One of my closest friends is a policeman. He is an intelligent, well-read, open-minded, kind, humorous family man. He is as aghast and appalled by the overbearing tactics of his colleagues at the G20 summit as anyone. Nonetheless, his response is that although policemen must be held to a higher standard than the general public, the demands we place on them are sometimes overwhelming.

He says that despite years of training, once faced with an angry baying crowd he feels as afraid and vunerable as the next man. Police are human after all and they have failings. They are not saints. They make mistakes either through ignorance or poor instructions from the chain of command above, or through pure fear.

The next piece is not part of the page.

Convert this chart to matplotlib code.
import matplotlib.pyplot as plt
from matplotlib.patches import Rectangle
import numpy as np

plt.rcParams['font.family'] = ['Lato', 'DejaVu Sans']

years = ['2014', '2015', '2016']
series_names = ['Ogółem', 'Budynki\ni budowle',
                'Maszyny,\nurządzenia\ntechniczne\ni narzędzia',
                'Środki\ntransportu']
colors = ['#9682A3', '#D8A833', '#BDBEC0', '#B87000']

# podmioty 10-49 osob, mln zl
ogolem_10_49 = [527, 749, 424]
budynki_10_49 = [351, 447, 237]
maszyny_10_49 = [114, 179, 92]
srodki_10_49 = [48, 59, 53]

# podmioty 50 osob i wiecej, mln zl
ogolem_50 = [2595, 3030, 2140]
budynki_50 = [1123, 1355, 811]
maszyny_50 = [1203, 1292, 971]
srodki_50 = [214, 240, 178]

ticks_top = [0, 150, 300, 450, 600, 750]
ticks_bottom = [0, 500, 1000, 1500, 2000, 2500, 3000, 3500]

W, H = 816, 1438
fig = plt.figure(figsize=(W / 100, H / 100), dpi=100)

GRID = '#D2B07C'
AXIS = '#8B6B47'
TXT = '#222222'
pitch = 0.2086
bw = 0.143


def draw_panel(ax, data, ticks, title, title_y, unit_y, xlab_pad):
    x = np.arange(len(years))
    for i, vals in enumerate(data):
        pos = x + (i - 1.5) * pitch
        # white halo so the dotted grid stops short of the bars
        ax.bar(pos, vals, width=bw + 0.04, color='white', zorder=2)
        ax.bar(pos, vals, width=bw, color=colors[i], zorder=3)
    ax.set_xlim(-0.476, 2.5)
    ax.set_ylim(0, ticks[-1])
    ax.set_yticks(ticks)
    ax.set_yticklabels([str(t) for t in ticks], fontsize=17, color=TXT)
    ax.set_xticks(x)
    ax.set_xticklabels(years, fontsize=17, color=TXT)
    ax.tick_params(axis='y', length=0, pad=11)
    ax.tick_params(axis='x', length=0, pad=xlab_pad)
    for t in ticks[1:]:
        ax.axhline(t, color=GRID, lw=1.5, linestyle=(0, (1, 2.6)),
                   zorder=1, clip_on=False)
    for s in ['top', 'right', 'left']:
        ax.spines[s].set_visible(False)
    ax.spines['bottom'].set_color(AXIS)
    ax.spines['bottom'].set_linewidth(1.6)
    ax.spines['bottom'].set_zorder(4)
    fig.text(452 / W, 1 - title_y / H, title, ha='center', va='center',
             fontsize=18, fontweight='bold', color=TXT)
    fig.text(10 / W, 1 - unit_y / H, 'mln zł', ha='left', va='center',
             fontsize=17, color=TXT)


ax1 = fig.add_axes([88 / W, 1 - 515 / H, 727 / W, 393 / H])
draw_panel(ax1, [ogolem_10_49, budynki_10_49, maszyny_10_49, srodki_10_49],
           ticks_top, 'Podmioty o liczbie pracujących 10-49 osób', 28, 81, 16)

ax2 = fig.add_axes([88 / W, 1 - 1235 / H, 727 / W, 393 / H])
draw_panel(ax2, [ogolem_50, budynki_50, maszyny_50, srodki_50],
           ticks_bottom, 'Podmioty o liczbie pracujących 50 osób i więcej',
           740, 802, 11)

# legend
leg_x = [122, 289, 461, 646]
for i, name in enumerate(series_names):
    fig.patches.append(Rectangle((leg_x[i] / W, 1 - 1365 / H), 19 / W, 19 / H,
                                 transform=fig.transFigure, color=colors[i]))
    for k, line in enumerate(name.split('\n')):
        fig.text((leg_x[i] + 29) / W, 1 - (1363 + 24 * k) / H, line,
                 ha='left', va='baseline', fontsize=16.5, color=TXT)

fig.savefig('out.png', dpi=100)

While I am in no way condoning violence, all I am trying to say (not very succinctly) is that imo our expectations of them are sometimes far too unrealistic. All in all, I think they do a pretty good job.

Countingthegreyhairs · 19/04/2009 20:51

... and yes, in case anyone asks, I have been on a protest march or two in my time ...

spicemonster · 19/04/2009 20:52

I know there are a lot of decent policemen. I've been burgled twice in a year and the officers who have dealt with that have been unfailingly kind and sympathetic. But to deny there is a dodgy underbelly of thugs within the Met is I think to discredit all those decent officers who would no more whack a woman round the back of the knees with their baton than they would break into a car.

Countingthegreyhairs · 20/04/2009 00:06

I can't comment about the Met in particular SpiceMonster as I don't have enough info, but I couldn't agree more about your general point.

In fact, imo it illustrates perfectly what I was trying to express earlier, ie that the remit of the police is too wide-ranging and our expectations of them are sometimes too idealistic/unrealistic. They are just blokes and lasses like everyone else.

We want policemen & policewomen (particularly I imagine in London) who are effective, determined, dedicated and frankly have enough balls to combat hardened criminals and protect society from their activities.

At the same time, the police have to offer sensitive, calm, and "softly softly" policing in all sorts of highly charged, often physically threatening group settings.

The two sets of skills don't always lie together very easily. I'm not saying it's excusable when they fail - it isn't - but I find it a lot more understandable than some people seem to on this thread.

Countingthegreyhairs · 20/04/2009 09:08

Upon re-reading this morning, that last phrase sounds horribly smug which was not my intention.

Just don't understand or have much patience with the attitude of some of the public in general who seem to be against the police whatever they do ...

KayHarker · 20/04/2009 11:35

Well, I'm emphatically not against the police whatever they do (and that's despite the fact that my father is a copper.)

I have great respect for them, and make very stern faces at people who call them pigs etc.

It's because I want to continue having respect for them that I've got no time for this sort of thing.

Gentle · 20/04/2009 20:36

I expect that there are tens of thousands of police officers in the country banging their heads on their desks in frustration right now. Women & men who joined the police because they wanted to make a genuine difference to their communities by working at the coal face of difficult issues like violence, poverty, drug & alcohol abuse, prostitution, child abuse, etc etc.

Imagine you're a community police officer who has just, probably after months & years, started to build trust and good relations in a neighbourhood where drugs, drunkenness & beatings are part of daily life.

The violence from police officers at G20 was awful in and of itself, but I shudder to think how much good, careful, long-term policing will be unravelled in the wake of this.

policywonk · 21/04/2009 19:10

Meeting of the Metropolitan Police Authority (public watchdog-type-thingy, May 30, City Hall, London; open to the public. Will discuss a Green Party motion condemning polics tactics at the G20 protests. Should be standing room only... think I might go along.

tclanger · 21/04/2009 20:06

This reply has been deleted

Message withdrawn at poster's request.